Broncos’ Gary Kubiak: Faith at the Center of a Super Bowl Life
- Guest Contributor
- 3 hours ago
- 4 min read
Former Super Bowl-winning Broncos coach reflects on football, family and keeping God first.

By Jay Sorgi
He has stood exactly where the Denver Broncos want to stand on February 8, raising the Vince Lombardi Trophy on a stage at Levi’s Stadium in Santa Clara, California. It was 10 years ago, while wearing his beloved navy and orange with the great Peyton Manning by his side.
But Gary Kubiak knows that you can’t stand at the pinnacle unless the center of your being is in the right place, with God and with the people who matter most to you.
Kubiak, 64, learned the value of waking up early to be in the right place from the same domestic church that instilled his faith, a family deeply infused into his Polish neighborhood in Houston.
“My parents put me in a Catholic grade school, Christ the King,” the former altar boy said. “Every weekend with my dad, if I had to serve the 5:30 a.m. Mass, my dad woke me up at 4:45 in the morning to go. That was part of my life.”
His Catholic educational pathway led him to St. Pius X High School in Houston, but football took him to Texas A&M University, where he quarterbacked the Aggies from 1979 to 1982.
Yet it was at Texas A&M, close to the ranch where he now lives, where he journeyed toward the understanding of what the center of his life had to be.
“I tried to walk away from Texas A&M my sophomore year. I got so discouraged that I was ready to say, ‘The heck with this.’ It took me probably to my lowest point, where I realized that I kind of drifted as a person toward everything being athletics for me. Until I got my priorities back in line, football wasn't going right for me,” he said. “When I hit rock bottom and got my priorities back in line, football took off for me again. For me to be the best person I thought I could be in my career, I had to have everything else in line, priority-wise. If that ever got out of whack, then I wasn't going to succeed.”
Kubiak succeeded well enough for the Denver Broncos to draft him in the eighth round of the 1983 NFL Draft, the same draft from which, through a trade, the Broncos got the quarterback who would spend his career ahead of Kubiak on the depth chart, John Elway.
“I was battling every year. Was I going to make it? My wife and I hung on that every summer when I went to training camp. ‘Am I going to make a team this year? Am I going to make my living? Or is it going to be time to go home and do something else?’” he said. “My strength and my faith kept me sane, kept me on even keel as I went and chased that dream every summer to be a part of the Denver Broncos. If I didn't have things under control personally with my family, my marriage and my faith, then I had a hard time going out there every day and trying to be the best I could be.”

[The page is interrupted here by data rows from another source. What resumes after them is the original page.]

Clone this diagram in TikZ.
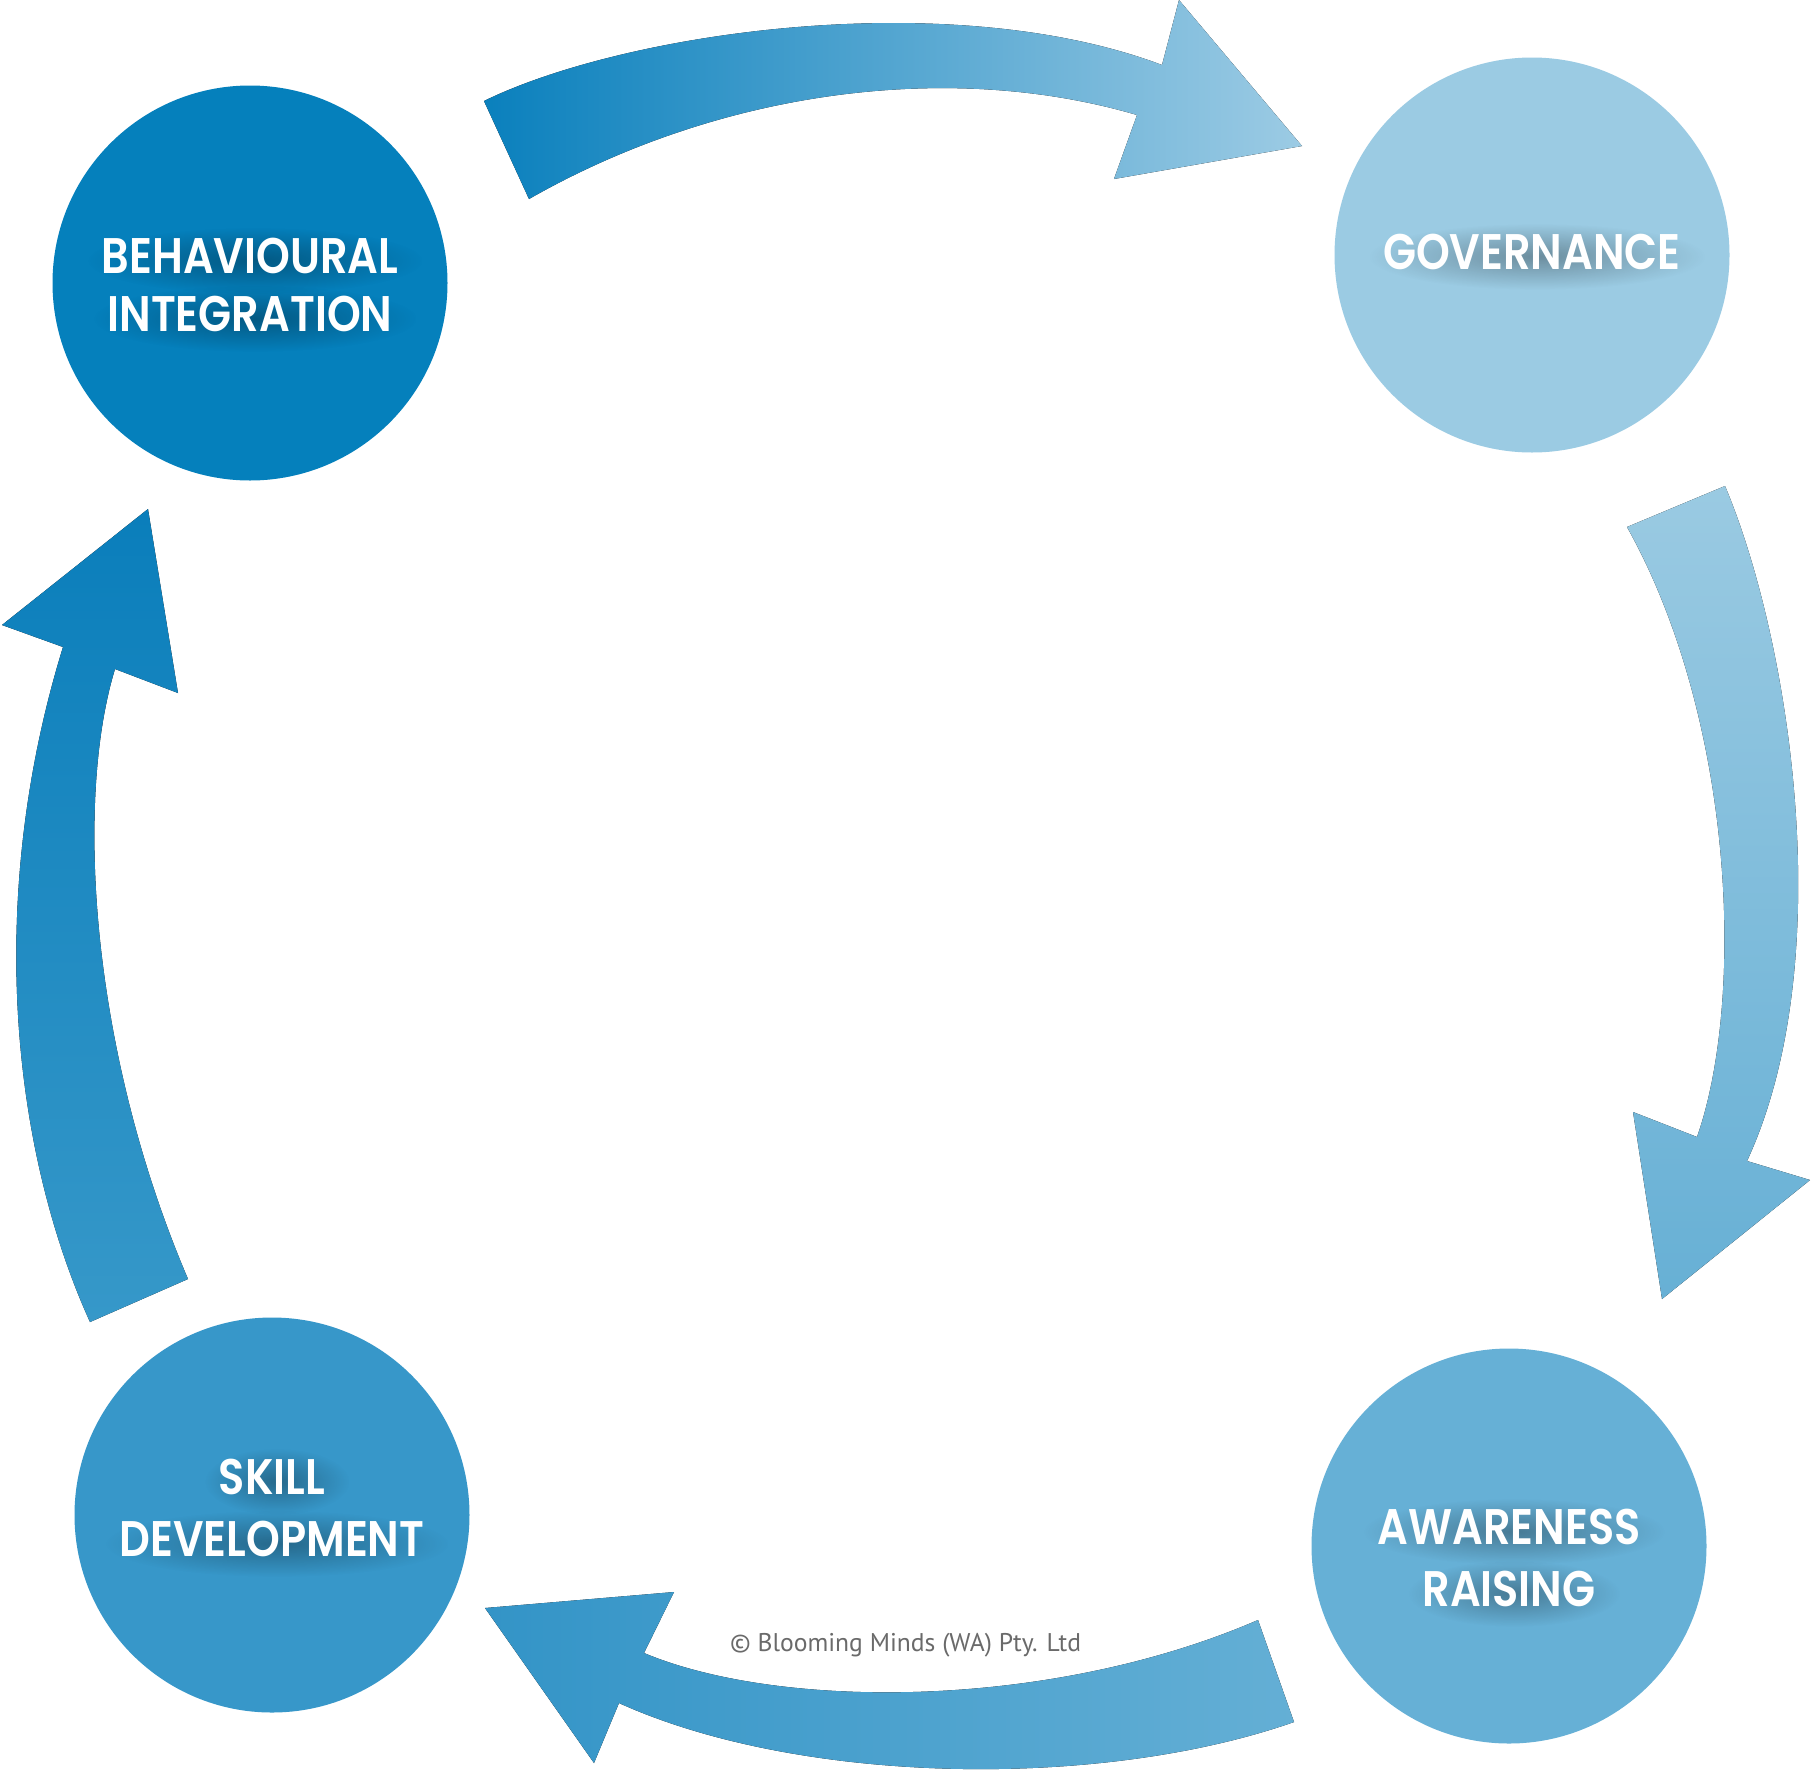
\documentclass[tikz,border=0pt]{standalone}
\usepackage{fontspec}
\usetikzlibrary{fadings}
\setmainfont{Poppins}
\newfontfamily\labfont{Poppins}[FakeStretch=0.86, BoldFont={Poppins SemiBold}]
\newfontfamily\copyfont{PT Sans}
\definecolor{cBI}{HTML}{0580BC}
\definecolor{cGov}{HTML}{9BCBE3}
\definecolor{cSkill}{HTML}{3797C9}
\definecolor{cAware}{HTML}{66B0D6}
\definecolor{aTopL}{HTML}{0A80BD}
\definecolor{aTopR}{HTML}{9CCBE4}
\definecolor{aRightT}{HTML}{9ACAE2}
\definecolor{aRightB}{HTML}{67B0D5}
\definecolor{aBotR}{HTML}{64AFD5}
\definecolor{aBotL}{HTML}{3394C7}
\definecolor{aLeftT}{HTML}{0A7EBB}
\definecolor{aLeftB}{HTML}{3698C9}
\definecolor{copygray}{HTML}{6A6A6A}
\pgfdeclarelayer{bubbles}
\pgfdeclarelayer{shadows}
\pgfsetlayers{bubbles,shadows,main}
\tikzfading[name=softshadow, inner color=transparent!0, outer color=transparent!100]
\tikzset{
  bubble/.style={circle, minimum size=395pt, inner sep=0pt, draw=none},
  lab/.style={anchor=base, inner sep=0pt, text=white, font=\labfont\bfseries\fontsize{50}{60}\selectfont},
  txtshadow/.style={fill=black, opacity=0.30, path fading=softshadow},
  blockarrow/.style={draw=none},
}
\newcommand\labshadow[1]{%
  \fill[txtshadow] ([shift={(-14,-10)}]#1.north west) rectangle ([shift={(24,20)}]#1.south east);}
\begin{document}
\begin{tikzpicture}[x=1pt,y=-1pt]
\useasboundingbox (0,0) rectangle (1811,1775);

\begin{pgfonlayer}{bubbles}
\fill[white] (0,0) rectangle (1811,1775);
\node[bubble, fill=cBI]    (bi)    at (250,283)   {};
\node[bubble, fill=cGov]   (gov)   at (1532,255)  {};
\node[bubble, fill=cSkill] (skill) at (272,1515)  {};
\node[bubble, fill=cAware] (aware) at (1509,1546) {};
\end{pgfonlayer}

% top arrow (Behavioural -> Governance)
\fill[blockarrow, left color=aTopL, right color=aTopR]
  (484,101) .. controls (625,32) and (950,-15) .. (1162,65)
  -- (1179,0) -- (1302,146) -- (1114,179) -- (1137,115)
  .. controls (950,60) and (720,90) .. (529,199) -- cycle;

% right arrow (Governance -> Awareness)
\fill[blockarrow, top color=aRightT, bottom color=aRightB]
  (1725,486) .. controls (1790,640) and (1840,960) .. (1747,1161)
  -- (1810,1180) -- (1662,1299) -- (1633,1112) -- (1697,1137)
  .. controls (1745,1000) and (1735,720) .. (1627,527) -- cycle;

% bottom arrow (Awareness -> Skill)
\fill[blockarrow, left color=aBotL, right color=aBotR]
  (1294,1722) .. controls (1100,1790) and (800,1785) .. (619,1703)
  -- (594,1763) -- (485,1608) -- (674,1592) -- (644,1653)
  .. controls (780,1710) and (1050,1710) .. (1258,1620) -- cycle;

% left arrow (Skill -> Behavioural)
\fill[blockarrow, top color=aLeftT, bottom color=aLeftB]
  (90,1322) .. controls (12,1150) and (-15,900) .. (63,647)
  -- (2,625) -- (148,509) -- (178,693) -- (115,669)
  .. controls (75,800) and (90,1050) .. (188,1279) -- cycle;

% labels
\node[lab] (biA)  at (250,273)  {BEHAVIOURAL};
\node[lab] (biB)  at (250,331)  {INTEGRATION};
\node[lab] (govA) at (1532,269) {GOVERNANCE};
\node[lab] (skA)  at (272,1494) {SKILL};
\node[lab] (skB)  at (272,1556) {DEVELOPMENT};
\node[lab] (awA)  at (1509,1544) {AWARENESS};
\node[lab] (awB)  at (1509,1606) {RAISING};

\begin{pgfonlayer}{shadows}
\labshadow{biA}\labshadow{biB}\labshadow{govA}
\labshadow{skA}\labshadow{skB}\labshadow{awA}\labshadow{awB}
\end{pgfonlayer}

\node[anchor=base west, inner sep=0pt, text=copygray, font=\copyfont\fontsize{25.6}{30}\selectfont] (copy) at (730,1651) {© Blooming Minds (WA) Pty. Ltd};
\end{tikzpicture}
\end{document}
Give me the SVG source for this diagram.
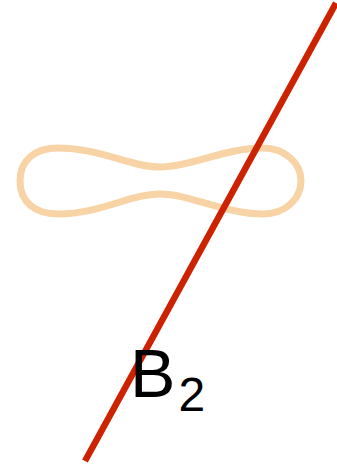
<svg xmlns="http://www.w3.org/2000/svg" width="337" height="466" viewBox="0 0 337 466">
<style>
.curve{fill:none;stroke:#f8d3a5;stroke-width:7}
.line{stroke:#cc2200;stroke-width:6.5;fill:none}
.lbl{font-family:"Liberation Sans",Arial,sans-serif;fill:#000}
</style>
<rect width="337" height="466" fill="#fff"/>
<g id="curve">
<path class="curve" d="M 20,181 C 20,160 35,148 58,148 C 100,148 130,167 160,167 C 190,167 225,148 263,148 C 285,148 301,163 301,181 C 301,199 285,214 263,214 C 225,214 190,194 160,194 C 130,194 100,214 58,214 C 35,214 20,202 20,181 Z"/>
</g>
<g id="line">
<line class="line" x1="85" y1="461" x2="336" y2="3"/>
</g>
<g id="label">
<text class="lbl" x="130" y="397" font-size="68">B</text>
<text class="lbl" x="178.5" y="411" font-size="48">2</text>
</g>
</svg>
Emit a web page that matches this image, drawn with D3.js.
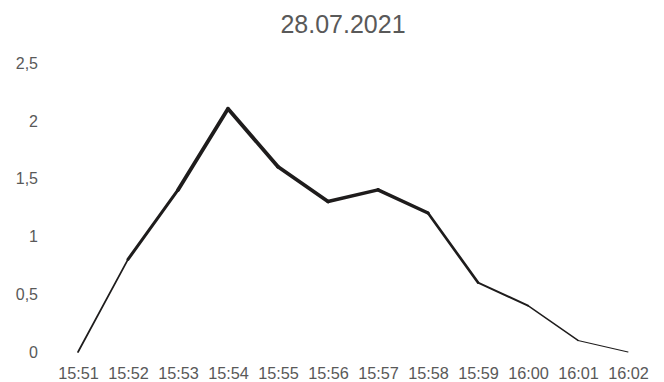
<!DOCTYPE html>
<html><head><meta charset="utf-8">
<script src="https://cdn.jsdelivr.net/npm/d3@7"></script>
<style>
html,body{margin:0;padding:0;background:#fff;}
svg{display:block;font-family:"Liberation Sans",Arial,Helvetica,sans-serif;}
</style></head>
<body>
<svg id="chart" width="664" height="382"></svg>
<script>
const title = "28.07.2021";
const categories = ["15:51","15:52","15:53","15:54","15:55","15:56","15:57","15:58","15:59","16:00","16:01","16:02"];
const values = [0, 0.8, 1.4, 2.1, 1.6, 1.3, 1.4, 1.2, 0.6, 0.4, 0.1, 0.0];
const yTicks = [0, 0.5, 1, 1.5, 2, 2.5];

const svg = d3.select("#chart");
const x = d3.scalePoint().domain(categories).range([78, 628]);
const y = d3.scaleLinear().domain([0, 2.5]).range([352, 62.5]);
const widthScale = d3.scaleLinear().domain([0, 1.5]).range([1, 3.8]).clamp(true);

svg.append("text")
  .attr("x", 343).attr("y", 33)
  .attr("text-anchor", "middle")
  .attr("font-size", 25)
  .attr("fill", "#595959")
  .text(title);

const fmt = v => String(v).replace(".", ",");

const yAxis = svg.append("g").attr("transform", "translate(38,0)")
  .call(d3.axisLeft(y).tickValues(yTicks).tickFormat(fmt).tickSize(0).tickPadding(0));
yAxis.select(".domain").remove();
yAxis.selectAll("text").attr("font-size", 16).attr("fill", "#595959")
  .attr("font-family", "Liberation Sans, Arial, sans-serif").attr("dy", "0.35em");

const xAxis = svg.append("g").attr("transform", "translate(0,367)")
  .call(d3.axisBottom(x).tickSize(0).tickPadding(0));
xAxis.select(".domain").remove();
xAxis.selectAll("text").attr("font-size", 16.3).attr("fill", "#595959")
  .attr("font-family", "Liberation Sans, Arial, sans-serif").attr("dy", "0.72em");

const segs = d3.pairs(values.map((v, i) => ({c: categories[i], v})));
svg.append("g").selectAll("line").data(segs).join("line")
  .attr("x1", d => x(d[0].c)).attr("y1", d => y(d[0].v))
  .attr("x2", d => x(d[1].c)).attr("y2", d => y(d[1].v))
  .attr("stroke", "#1e1c1c")
  .attr("stroke-linecap", "round")
  .attr("stroke-width", d => widthScale((d[0].v + d[1].v) / 2));
</script>
</body></html>
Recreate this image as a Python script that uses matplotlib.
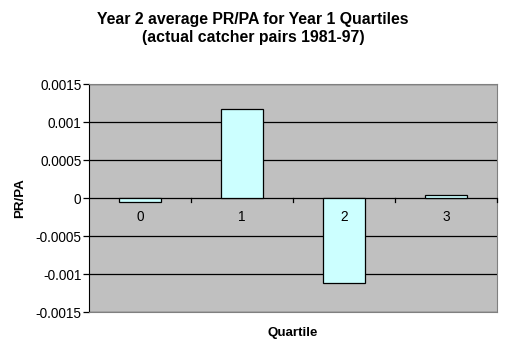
import matplotlib.pyplot as plt
import numpy as np

plt.rcParams['font.family'] = ['Liberation Sans', 'DejaVu Sans']

quartiles = ['0', '1', '2', '3']
pr_pa = [-0.00005, 0.00118, -0.00112, 0.000035]
yticks = [-0.0015, -0.001, -0.0005, 0, 0.0005, 0.001, 0.0015]
ytick_labels = ['-0.0015', '-0.001', '-0.0005', '0', '0.0005', '0.001', '0.0015']

fig = plt.figure(figsize=(5.06, 3.57), dpi=100)
ax = fig.add_axes([0.176, 0.126, 0.806, 0.638])
ax.set_facecolor('#c0c0c0')

x = np.arange(len(quartiles))
for y in yticks:
    ax.axhline(y, color='black', lw=0.9, zorder=1)
ax.bar(x, pr_pa, width=0.41, color='#ccffff', edgecolor='black', lw=0.9, zorder=2)

ax.set_xlim(-0.5, len(quartiles) - 0.5)
ax.set_ylim(-0.0015, 0.0015)
ax.set_yticks(yticks)
ax.set_yticklabels(ytick_labels, fontsize=9.8)
ax.tick_params(axis='y', direction='out', length=4.5, width=0.9, pad=1)

# category labels sit below the zero line, ticks at the category boundaries
ax.set_xticks([])
for i, q in enumerate(quartiles):
    ax.text(i, -0.00025, q, ha='center', va='center', fontsize=9.8)
for b in np.arange(0.5, len(quartiles), 1.0):
    ax.plot([b, b], [0, -0.00005], color='black', lw=0.9, zorder=3, clip_on=False)

for s in ['top', 'right', 'bottom']:
    ax.spines[s].set_color('#808080')
ax.spines['left'].set_color('black')

fig.text(0.04, 0.445, 'PR/PA', rotation=90, ha='center', va='center', fontsize=9.6, fontweight='bold')
fig.text(0.579, 0.067, 'Quartile', ha='center', va='center', fontsize=9.6, fontweight='bold')
fig.text(0.5, 0.92, 'Year 2 average PR/PA for Year 1 Quartiles\n(actual catcher pairs 1981-97)',
         ha='center', va='center', fontsize=11.4, fontweight='bold', linespacing=1.3)

fig.savefig('out.png', dpi=100)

A nine-year career as a backup eventually led to a coaching career that began at his alma mater, Texas A&M. From there, he saw God leading him on a detour west to San Francisco and a job with the 49ers.
One night, he looked at himself in a mirror.
“My wife and my kids are back in Texas. Why did I make this decision?” he said.
But God had a message for him.
“It was like within days or whatever, ‘Hey, I got you. Just get your butt up and go to work tomorrow. I've got a purpose here,’” Kubiak said. “And I felt that purpose.“
Following that purpose, he won a Super Bowl ring with the 1994 49ers in Super Bowl XXIX, as he mentored Steve Young.
God brought him back to Denver as an assistant from 1995 to 2005, which included Super Bowl victories under Head Coach Mike Shanahan during the 1997 and 1998 seasons.
During that time span, the Jesuits, including those at Regis Jesuit High School in Aurora, helped his sons, Klay, now the offensive coordinator for the San Francisco 49ers, and Klint, who now holds the same position with the Seattle Seahawks. Those teams will battle this weekend in the NFL playoffs divisional round.
Perhaps Kubiak was inspired by the Ignatian calling to “find God in all things” as he worked to build a team culture that respected different faiths. By engaging with people from various backgrounds, the quietly devout Catholic learned valuable insights about God and life — insights he could take to his own prayer, including his participation in a weekly Mass for Catholics on the team.
“I was around all types of men, all types of people, whether it was playing or coaching. I found great value in learning about each and every one of them,” Kubiak said. “I had my way that I did things, but there's a lot of others that taught me so much as well by watching them handle themselves and their situation. I tried to stay focused on how I was the best version of myself and learn from others along the way.”
That growth into the best version of himself, as a coach, led to his hiring as the head coach before the 2015 season, a magical one, which ultimately led to the ultimate prize in his sport, the Vince Lombardi Trophy, after their 24-10 win over the Carolina Panthers in February 2016. It would be the 21st of 22 years in the Mile High City, one that brought him incredible blessings.
“It's very, very difficult to stay in one place for a long time. It's part of the business, part of the career,” he said. “It's amazing to me, for a guy who was in the coaching business, that the good Lord put me and my family in Denver for all those years.”